*What is asked*: List the lines of this listing that hold the word "React".

*Recorded data*:
____

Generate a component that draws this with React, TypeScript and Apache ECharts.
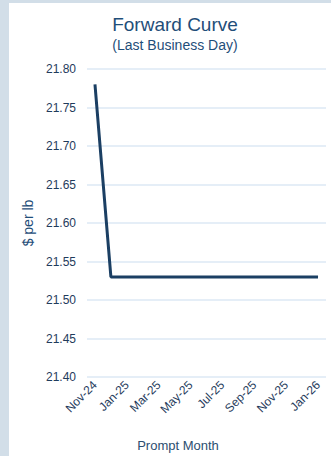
import React, { useEffect, useRef } from "react";
import * as echarts from "echarts";

const months = ["Nov-24","Dec-24","Jan-25","Feb-25","Mar-25","Apr-25","May-25","Jun-25","Jul-25","Aug-25","Sep-25","Oct-25","Nov-25","Dec-25","Jan-26"];
const prices = [21.78,21.53,21.53,21.53,21.53,21.53,21.53,21.53,21.53,21.53,21.53,21.53,21.53,21.53,21.53];
const yMin = 21.4;
const yMax = 21.8;
const yStep = 0.05;

const FONT = "'Liberation Sans', Arial, sans-serif";
const NAVY = "#1f3b5c";

export default function App() {
  const ref = useRef<HTMLDivElement>(null);
  useEffect(() => {
    if (!ref.current) return;
    const chart = echarts.init(ref.current, undefined, { renderer: "svg" });
    chart.setOption({
      animation: false,
      backgroundColor: "#ffffff",
      textStyle: { fontFamily: FONT },
      graphic: [
        { type: "rect", shape: { x: 0, y: 0, width: 331, height: 3 }, style: { fill: "#d2dee8" }, z: 100 },
        { type: "rect", shape: { x: 0, y: 0, width: 9, height: 456 }, style: { fill: "#d2dee8" }, z: 100 },
        { type: "text", x: 175, y: 24, style: { text: "Forward Curve", fontSize: 19, fontFamily: FONT, fill: "#1f4e79", textAlign: "center", textVerticalAlign: "middle" } },
        { type: "text", x: 175, y: 45, style: { text: "(Last Business Day)", fontSize: 14, fontFamily: FONT, fill: "#1f4e79", textAlign: "center", textVerticalAlign: "middle" } },
        { type: "text", x: 178, y: 445, style: { text: "Prompt Month", fontSize: 13, fontFamily: FONT, fill: "#2c4e70", textAlign: "center", textVerticalAlign: "middle" } },
      ],
      grid: { left: 87, right: 5, top: 69, bottom: 79, containLabel: false },
      xAxis: {
        type: "category",
        data: months,
        boundaryGap: true,
        axisLine: { show: false },
        axisTick: { show: false },
        axisLabel: {
          interval: 1,
          rotate: 45,
          fontSize: 12,
          color: NAVY,
          fontFamily: FONT,
          margin: 6,
        },
        splitLine: { show: false },
      },
      yAxis: {
        type: "value",
        min: yMin,
        max: yMax,
        interval: yStep,
        name: "$ per lb",
        nameLocation: "middle",
        nameGap: 52,
        nameTextStyle: { fontSize: 14, color: "#1f4e79", fontFamily: FONT },
        axisLine: { show: false },
        axisTick: { show: false },
        axisLabel: {
          formatter: (v: number) => v.toFixed(2),
          fontSize: 12,
          color: NAVY,
          fontFamily: FONT,
          margin: 11,
        },
        splitLine: { lineStyle: { color: "#dde9f5", width: 1.5 } },
      },
      series: [
        {
          type: "line",
          data: prices,
          symbol: "none",
          lineStyle: { color: "#1b3f63", width: 3 },
        },
      ],
    });
    return () => chart.dispose();
  }, []);
  return (
    <div
      ref={ref}
      style={{ position: "fixed", left: 0, top: 0, width: 331, height: 456 }}
    />
  );
}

____

*Expected answer*:
Generate a component that draws this with React, TypeScript and Apache ECharts.
import React, { useEffect, useRef } from "react";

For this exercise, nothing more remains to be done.